Guntoting Badass Ted Nugent Crapped his Pants and Cried like a Girl to Avoid Fighting the Vietcong
Ted Nugent, GOP flag waver and macho hunter, whom Senate candidate John Raese called a "patriot" after Nugent made a veiled threat agaisnt the President, had a different experience when his country called on him to fight against some targets who shot back:
Here is the relevant portion of the interview from the October, 1977, edition of High Times as provided by a reporter who still had a copy in his archives:
"High Times: How did you get out of the draft?
Ted Nugent: Ted was a young boy, appearing to be a hippie but quite opposite in fact, working hard and playing hard, playing rock and roll like a deviant. People would question my sanity, I played so much. So I got my notice to be in the draft. Do you think I was gonna lay down my guitar and go play army? Give me a break! I was busy doin’ it to it. I had a career Jack. If I was walkin’ around, hippying down, getting’ loaded and pickin’ my ass like your common curs, I’d say “Hey yeah, go in the army. Beats the poop out of scuffin’ around in the gutters.” But I wasn’t a gutter dog. I was a hard workin’, motherf***n’ rock and roll musician.

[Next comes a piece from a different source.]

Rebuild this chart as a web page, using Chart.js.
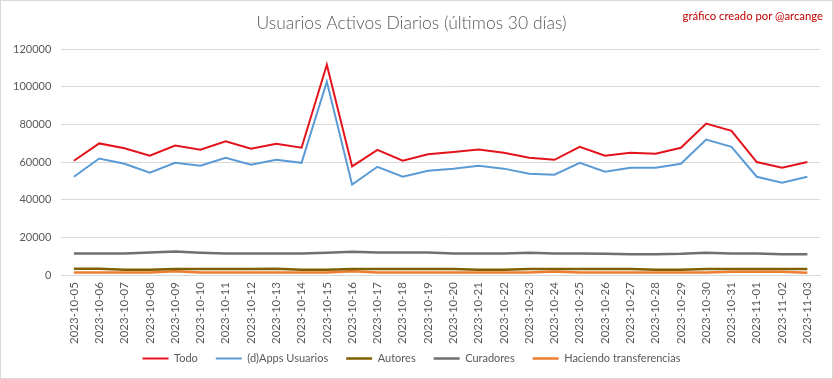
<!DOCTYPE html>
<html><head><meta charset="utf-8">
<script src="https://cdn.jsdelivr.net/npm/chart.js@4.4.0/dist/chart.umd.min.js"></script>
<style>
html,body{margin:0;padding:0;background:#fff;}
#wrap{position:relative;width:831px;height:377px;border:1px solid #d9d9d9;}
#wm{position:absolute;right:9px;top:8px;font-family:Lato,"Open Sans",sans-serif;font-size:11.3px;color:#c00000;}
</style></head><body>
<div id="wrap"><canvas id="c" width="831" height="377"></canvas><div id="wm">gráfico creado por @arcange</div></div>
<script>
const categories = ["2023-10-05","2023-10-06","2023-10-07","2023-10-08","2023-10-09","2023-10-10","2023-10-11","2023-10-12","2023-10-13","2023-10-14","2023-10-15","2023-10-16","2023-10-17","2023-10-18","2023-10-19","2023-10-20","2023-10-21","2023-10-22","2023-10-23","2023-10-24","2023-10-25","2023-10-26","2023-10-27","2023-10-28","2023-10-29","2023-10-30","2023-10-31","2023-11-01","2023-11-02","2023-11-03"];
const todo = [60700,69900,67300,63400,68800,66500,71000,67100,69700,67600,111700,57700,66500,60700,64100,65300,66700,64900,62300,61200,68100,63400,64900,64400,67600,80400,76600,60000,57000,60000];
const apps = [52200,61900,59100,54300,59600,58000,62300,58600,61200,59600,102600,48000,57500,52200,55400,56500,58000,56500,53800,53300,59600,54900,57000,57000,59100,71900,68100,52200,49000,52200];
const autores = [3400,3400,2900,2900,3300,3300,3300,3300,3400,2900,2900,3300,3300,3300,3300,3300,2900,2900,3300,3300,3300,3300,3300,2800,2800,3200,3300,3300,3300,3300];
const curadores = [11500,11500,11500,12000,12500,11900,11500,11500,11500,11500,11900,12400,12000,12000,12000,11500,11500,11500,11900,11500,11500,11300,11000,11000,11300,11900,11500,11500,11000,11000];
const transferencias = [1400,1400,1400,1400,2000,1400,1400,1400,1400,1400,1400,2100,1400,1400,1400,1400,1400,1400,1400,1900,1400,1400,1400,1400,1400,1400,1800,1800,1800,1200];
const yTicks = [0,20000,40000,60000,80000,100000,120000];

const FONT = 'Lato, "Open Sans", sans-serif';
const LEGEND_SHIFT = 16;
function ds(label, data, color, w){
  return {label, data, borderColor: color, backgroundColor: color, borderWidth: w, pointRadius: 0, tension: 0, fill: false};
}
const legendShift = {
  id: 'legendShift',
  beforeUpdate(chart){
    const lg = chart.legend;
    if (lg && !lg._wrapped){
      const f = lg.fit;
      lg.fit = function(){ f.call(this); this.height -= LEGEND_SHIFT; };
      lg._wrapped = true;
    }
  },
  afterLayout(chart){
    const lg = chart.legend;
    if (lg){ lg.top -= LEGEND_SHIFT; lg.height += LEGEND_SHIFT; }
  }
};
new Chart(document.getElementById('c'), {
  type: 'line',
  data: {
    labels: categories,
    datasets: [
      ds('Todo', todo, '#e3131b', 2),
      ds('(d)Apps Usuarios', apps, '#5b9bd5', 2),
      ds('Autores', autores, '#7f6000', 2.5),
      ds('Curadores', curadores, '#6f6f6f', 2.5),
      ds('Haciendo transferencias', transferencias, '#ed7d31', 2.5)
    ]
  },
  plugins: [legendShift],
  options: {
    responsive: false,
    animation: false,
    layout: {padding: {left: 2, right: 12, top: 0, bottom: 4}},
    plugins: {
      title: {display: true, text: 'Usuarios Activos Diarios (últimos 30 días)', color: '#595959', font: {family: FONT, size: 17.5, weight: 300}, padding: {top: 12, bottom: 15}},
      legend: {position: 'bottom', labels: {color: '#595959', font: {family: FONT, size: 11}, usePointStyle: true, pointStyle: 'line', pointStyleWidth: 26, boxWidth: 26, padding: 18}},
      tooltip: {enabled: false}
    },
    scales: {
      x: {
        offset: true,
        grid: {display: false, drawTicks: false},
        border: {display: true, color: '#d9d9d9'},
        ticks: {color: '#595959', font: {family: FONT, size: 11.5}, minRotation: 90, maxRotation: 90, autoSkip: false, padding: 7}
      },
      y: {
        min: 0, max: 120000,
        afterBuildTicks: (a) => { a.ticks = yTicks.map(v => ({value: v})); },
        grid: {color: '#d9d9d9', drawTicks: false},
        border: {display: false},
        ticks: {color: '#595959', font: {family: FONT, size: 11}, padding: 10, callback: (v) => String(v)}
      }
    }
  }
});
</script>
</body></html>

I got my physical notice 30 days prior to. Well, on that day I ceased cleansing my body. No more brushing my teeth, no more washing my hair, no baths, no soap, no water. Thirty days of debris build. I stopped shavin’ and I was 18, had a little scraggly beard, really looked like a hippie. I had long hair, and it started gettin’ kinky, matted up. Then two weeks before, I stopped eating any food with nutritional value. I just had chips, Pepsi, beer-stuff I never touched-buttered poop, little jars of Polish sausages, and I’d drink the syrup, I was this side of death, Then a week before, I stopped going to the bathroom. I did it in my pants. poop, pi** the whole shot. My pants got crusted up.

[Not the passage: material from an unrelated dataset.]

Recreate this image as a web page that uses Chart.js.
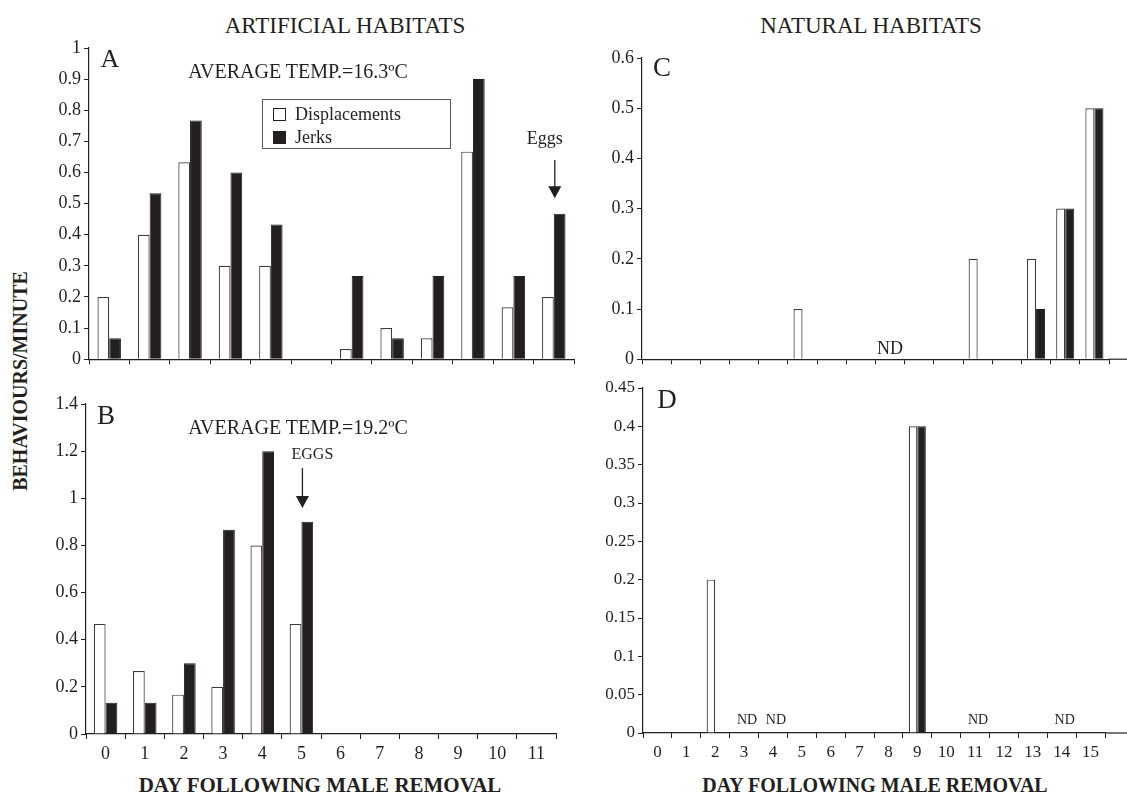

See, I approached the whole thing like, Ted Nugent, cool hard-workin’ dude, is gonna wreak havoc on these imbeciles in the armed forces. I’m gonna play their own game, and I’m gonna destroy ‘em. Now my whole body is crusted in poop and pi**. I was ill. And three or four days before, I started stayin’ awake. I was close to death, but I was in control. I was extremely antidrug as I’ve always been, but I snorted some crystal methedrine. Talk about one wounded motherf****r. A guy put up four lines, and it was for all four of us, but I didn’t know and I’m vacuuming that poop right up. I was a walking, talking hunk of human poop. I was six-foot-three of sin. So the guys took me down to the physical, and my nerves, my emotions were distraught. I was not a good person. I was wounded. But as painful and nauseous as it was – ‘cause I was really into bein’ clean and on the ball – I made gutter swine hippies look like football players. I was deviano.
So I went in, and those guys in uniform couldn’t believe the smell. They were ridiculin’ me and pushin’ me around and I was cryin’, but all the time I was laughin’ to myself. When they stuck the needle in my arm for the blood test I passed out, and when I came to they were kicking me into the wall. Then they made everybody take off their pants, and I did, and this sergeant says, “Oh my God, put those back on! You f*****g swine you!” Then they had a urine test and I couldn’t pi**, but my poop was just like ooze, man, so I poop in the cup and put it on the counter. I had poop on my hand and my arm. The guy almost puked. I was so proud. I knew I had these chumps beat. The last thing I remember was wakin’ up in the ear test booth and they were sweepin’ up. So I went home and cleaned up.
They took a putty knife to me. I got the street rats out of my hair, ate some good steaks, beans, potatoes, cottage cheese, milk. A couple of days and I was ready to kick ass. And in the mail I got this big juicy 4-F. They’d call dead people before they’d call my ass. But you know the funny thing about it? I’d make an incredible army man. I’d be a colonel before you knew what hit you, and I’d have the baddest bunch of motherf****n’ killers you’d ever seen in my platoon. But I just wasn’t into it. I was too busy doin’ my own thing, you know."